### [TASK STATEMENT]
Beginning with the line that contains "Output the Python", retype the entries below exactly, ending with the line that contains "import seaborn as sns". Leave out any pictures.

### [Entries with chart source code]
-*-

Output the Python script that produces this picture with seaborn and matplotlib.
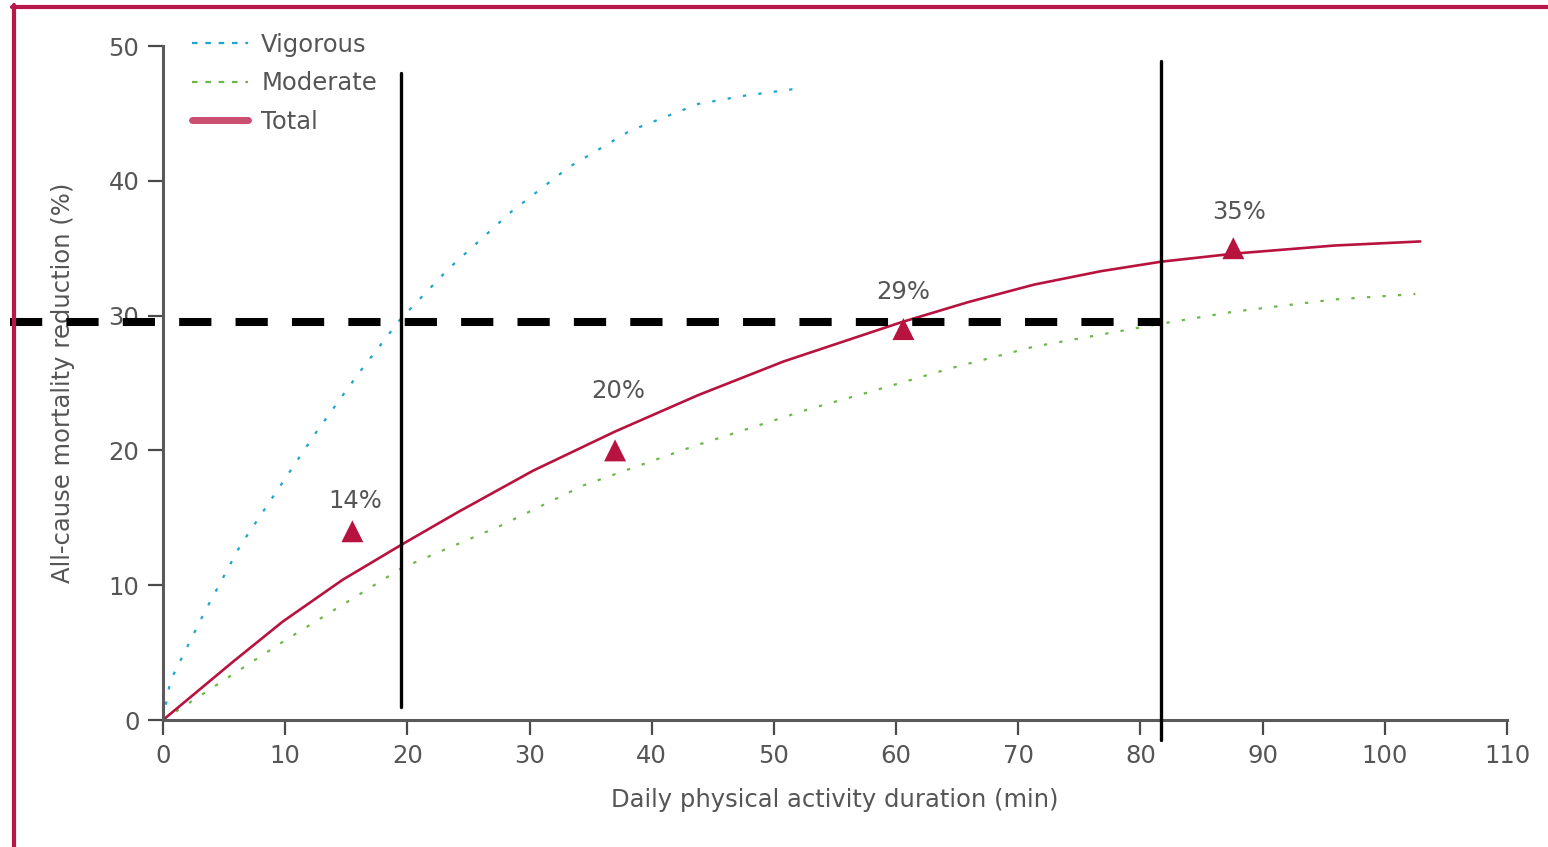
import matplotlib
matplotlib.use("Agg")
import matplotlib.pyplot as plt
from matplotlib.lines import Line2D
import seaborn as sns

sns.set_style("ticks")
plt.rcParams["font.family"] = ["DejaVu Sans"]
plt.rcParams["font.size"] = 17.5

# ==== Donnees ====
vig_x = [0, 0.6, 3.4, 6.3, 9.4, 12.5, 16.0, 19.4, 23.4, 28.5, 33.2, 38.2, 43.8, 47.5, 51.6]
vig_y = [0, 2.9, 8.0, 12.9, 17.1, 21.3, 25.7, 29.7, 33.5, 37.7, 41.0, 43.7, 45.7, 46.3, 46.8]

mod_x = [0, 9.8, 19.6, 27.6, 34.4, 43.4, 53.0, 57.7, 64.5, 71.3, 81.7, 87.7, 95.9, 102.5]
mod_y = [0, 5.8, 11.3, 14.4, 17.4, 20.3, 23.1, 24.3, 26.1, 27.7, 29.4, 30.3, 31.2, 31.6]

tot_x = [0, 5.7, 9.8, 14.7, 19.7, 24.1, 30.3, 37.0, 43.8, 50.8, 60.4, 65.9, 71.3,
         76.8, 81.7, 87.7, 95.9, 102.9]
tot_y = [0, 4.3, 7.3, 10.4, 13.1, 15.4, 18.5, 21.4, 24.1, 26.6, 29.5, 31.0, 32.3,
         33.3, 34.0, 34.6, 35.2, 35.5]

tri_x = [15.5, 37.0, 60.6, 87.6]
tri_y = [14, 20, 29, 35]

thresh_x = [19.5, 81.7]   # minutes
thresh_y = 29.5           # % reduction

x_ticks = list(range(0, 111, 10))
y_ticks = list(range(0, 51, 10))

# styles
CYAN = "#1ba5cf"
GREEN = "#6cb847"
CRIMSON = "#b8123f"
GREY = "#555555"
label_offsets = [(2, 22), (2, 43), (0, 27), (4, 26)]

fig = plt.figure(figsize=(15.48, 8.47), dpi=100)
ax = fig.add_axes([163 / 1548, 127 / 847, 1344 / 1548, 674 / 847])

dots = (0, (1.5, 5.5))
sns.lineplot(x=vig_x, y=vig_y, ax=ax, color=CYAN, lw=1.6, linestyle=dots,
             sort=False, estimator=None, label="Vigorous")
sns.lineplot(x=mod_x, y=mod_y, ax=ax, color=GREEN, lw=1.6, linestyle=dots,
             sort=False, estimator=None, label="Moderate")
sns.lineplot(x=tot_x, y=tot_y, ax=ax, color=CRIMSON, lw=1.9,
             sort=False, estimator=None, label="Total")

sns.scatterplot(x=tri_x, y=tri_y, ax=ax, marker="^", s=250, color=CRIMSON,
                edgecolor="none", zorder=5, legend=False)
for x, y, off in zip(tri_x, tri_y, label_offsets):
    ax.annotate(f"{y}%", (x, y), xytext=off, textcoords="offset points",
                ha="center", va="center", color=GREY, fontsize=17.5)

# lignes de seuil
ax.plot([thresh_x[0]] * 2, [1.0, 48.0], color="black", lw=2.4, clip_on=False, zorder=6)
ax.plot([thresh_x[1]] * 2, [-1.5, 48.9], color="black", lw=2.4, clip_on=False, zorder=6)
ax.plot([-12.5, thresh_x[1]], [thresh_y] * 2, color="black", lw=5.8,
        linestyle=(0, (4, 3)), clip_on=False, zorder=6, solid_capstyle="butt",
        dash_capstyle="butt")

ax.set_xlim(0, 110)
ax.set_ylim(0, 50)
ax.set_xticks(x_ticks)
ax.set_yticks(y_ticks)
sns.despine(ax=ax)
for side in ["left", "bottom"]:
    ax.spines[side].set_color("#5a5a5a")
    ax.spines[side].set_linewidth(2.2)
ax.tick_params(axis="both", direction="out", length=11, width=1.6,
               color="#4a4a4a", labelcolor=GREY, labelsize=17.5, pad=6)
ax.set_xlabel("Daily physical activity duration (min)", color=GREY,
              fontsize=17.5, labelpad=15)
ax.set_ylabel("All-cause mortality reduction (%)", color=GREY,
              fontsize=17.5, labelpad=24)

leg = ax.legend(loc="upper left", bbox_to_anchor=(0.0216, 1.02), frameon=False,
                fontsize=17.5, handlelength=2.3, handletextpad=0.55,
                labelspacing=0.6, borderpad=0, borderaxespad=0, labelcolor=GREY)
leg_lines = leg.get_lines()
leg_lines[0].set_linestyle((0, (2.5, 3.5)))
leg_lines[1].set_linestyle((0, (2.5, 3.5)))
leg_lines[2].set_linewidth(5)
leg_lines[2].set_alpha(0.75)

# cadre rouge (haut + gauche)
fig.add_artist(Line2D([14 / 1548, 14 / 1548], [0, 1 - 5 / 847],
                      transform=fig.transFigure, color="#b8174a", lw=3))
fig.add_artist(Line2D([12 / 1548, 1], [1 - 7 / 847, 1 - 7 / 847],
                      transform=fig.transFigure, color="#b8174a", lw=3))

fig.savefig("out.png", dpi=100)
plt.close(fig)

-*-

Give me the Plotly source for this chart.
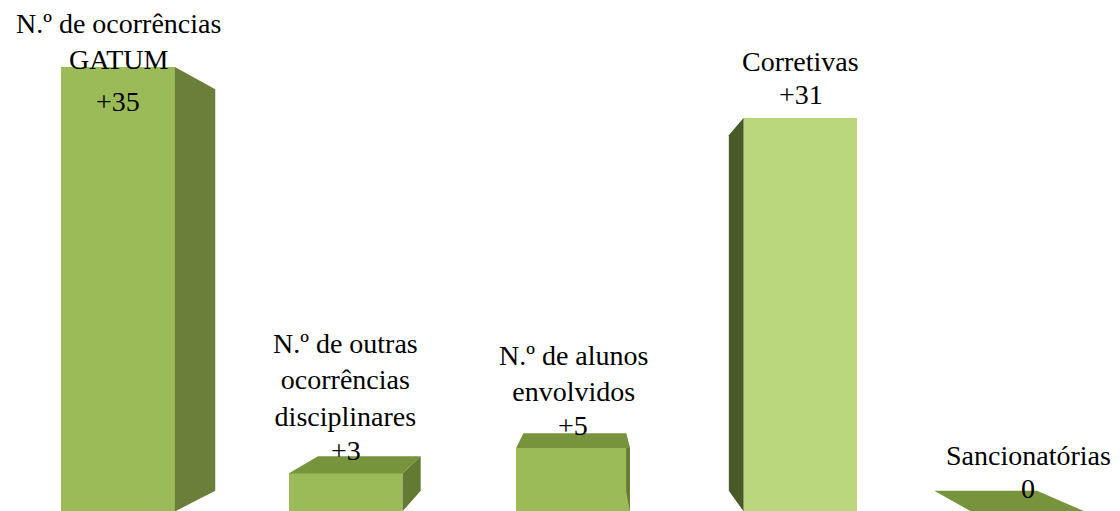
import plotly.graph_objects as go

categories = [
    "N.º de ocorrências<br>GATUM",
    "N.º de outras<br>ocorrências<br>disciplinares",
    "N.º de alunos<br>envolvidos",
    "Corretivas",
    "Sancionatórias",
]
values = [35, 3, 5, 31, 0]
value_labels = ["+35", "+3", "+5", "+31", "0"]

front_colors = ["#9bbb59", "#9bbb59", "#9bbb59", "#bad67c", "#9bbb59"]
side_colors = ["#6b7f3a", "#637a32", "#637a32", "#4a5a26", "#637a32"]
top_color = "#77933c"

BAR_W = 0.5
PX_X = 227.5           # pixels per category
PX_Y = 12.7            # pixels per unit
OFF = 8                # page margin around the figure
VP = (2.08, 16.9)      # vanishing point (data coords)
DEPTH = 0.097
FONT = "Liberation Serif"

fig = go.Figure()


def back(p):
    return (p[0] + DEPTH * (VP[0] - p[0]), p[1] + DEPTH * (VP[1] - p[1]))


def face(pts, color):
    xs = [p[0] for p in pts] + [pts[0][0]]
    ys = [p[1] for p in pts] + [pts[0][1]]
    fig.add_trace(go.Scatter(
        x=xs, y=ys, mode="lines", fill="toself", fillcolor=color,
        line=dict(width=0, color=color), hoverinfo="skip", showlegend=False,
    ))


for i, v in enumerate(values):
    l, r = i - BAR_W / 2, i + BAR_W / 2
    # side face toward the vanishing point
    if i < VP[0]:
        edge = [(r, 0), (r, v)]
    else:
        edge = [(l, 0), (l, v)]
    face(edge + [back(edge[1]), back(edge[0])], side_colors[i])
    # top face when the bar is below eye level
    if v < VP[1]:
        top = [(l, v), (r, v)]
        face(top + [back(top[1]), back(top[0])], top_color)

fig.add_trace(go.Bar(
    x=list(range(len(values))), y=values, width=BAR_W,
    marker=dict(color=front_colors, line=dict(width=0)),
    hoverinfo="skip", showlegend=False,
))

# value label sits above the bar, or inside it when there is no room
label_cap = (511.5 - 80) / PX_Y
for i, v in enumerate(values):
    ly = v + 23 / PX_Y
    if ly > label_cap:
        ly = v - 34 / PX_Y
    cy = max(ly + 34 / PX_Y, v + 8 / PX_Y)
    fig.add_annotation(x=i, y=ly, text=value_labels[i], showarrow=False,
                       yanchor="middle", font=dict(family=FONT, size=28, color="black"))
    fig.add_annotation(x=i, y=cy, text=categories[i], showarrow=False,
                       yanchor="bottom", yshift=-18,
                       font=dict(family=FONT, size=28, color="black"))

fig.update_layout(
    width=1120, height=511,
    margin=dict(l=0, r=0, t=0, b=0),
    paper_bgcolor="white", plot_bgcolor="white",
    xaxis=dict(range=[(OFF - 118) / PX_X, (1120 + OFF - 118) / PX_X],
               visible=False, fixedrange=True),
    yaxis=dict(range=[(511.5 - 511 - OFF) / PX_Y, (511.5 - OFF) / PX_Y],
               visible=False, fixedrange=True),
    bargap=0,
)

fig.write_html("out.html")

-*-

### [ANSWER IN FULL]
Output the Python script that produces this picture with seaborn and matplotlib.
import matplotlib
matplotlib.use("Agg")
import matplotlib.pyplot as plt
from matplotlib.lines import Line2D
import seaborn as sns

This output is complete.